The CoBank is a capital lender to the ACAs, the FLCA, and. can provide loans to Agricultural Credit Associations, the Federal Land Credit Association, agricultural cooperatives, rural utilities and aquatic cooperatives. It also helps to finance imports and exports of U.S. agricultural products and provides international banking services for farmer-owned cooperatives.
A Little More on What is the Federal Farm Credit System (FFCS)
The Federal Farm Credit System evolved from the creation of Federal Land Banks and National Farm Loan Associations, as part of the Federal Farm Loan Act of 1916. In 1923, the Agricultural Credits Act established twelve Federal Intermediate Credit Banks to provide farmers with short-term loans through cooperatives. In 1968, once all loans made through these cooperatives were repaid, the cooperative organizations were wholly owned or controlled by the cooperative members.

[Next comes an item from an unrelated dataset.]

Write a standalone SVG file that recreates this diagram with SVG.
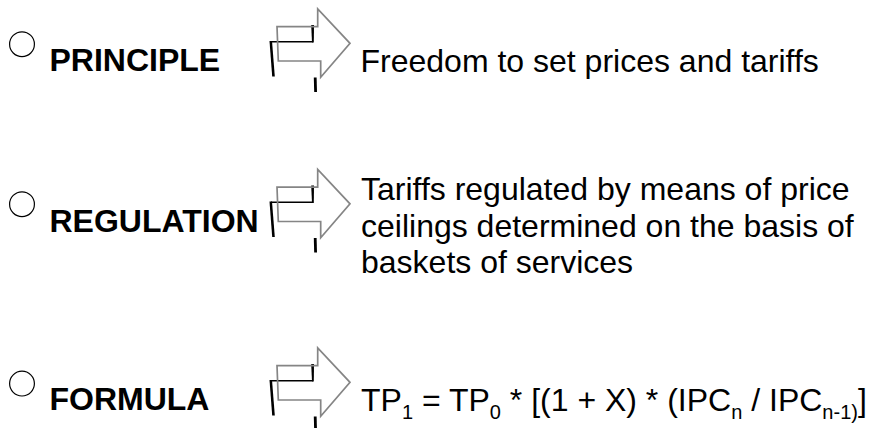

The Federal Farm Credit System suffered financial through the 1970s and 80s because of rising costs and competition. In 1985, Congress passed the Farm Credit Amendment Act and amended it further with the 1987 Agricultural Credit Act, which increased regulation and extended additional credit to the organization. It also created the Federal Agricultural Mortgage Corporation (Farmer Mac).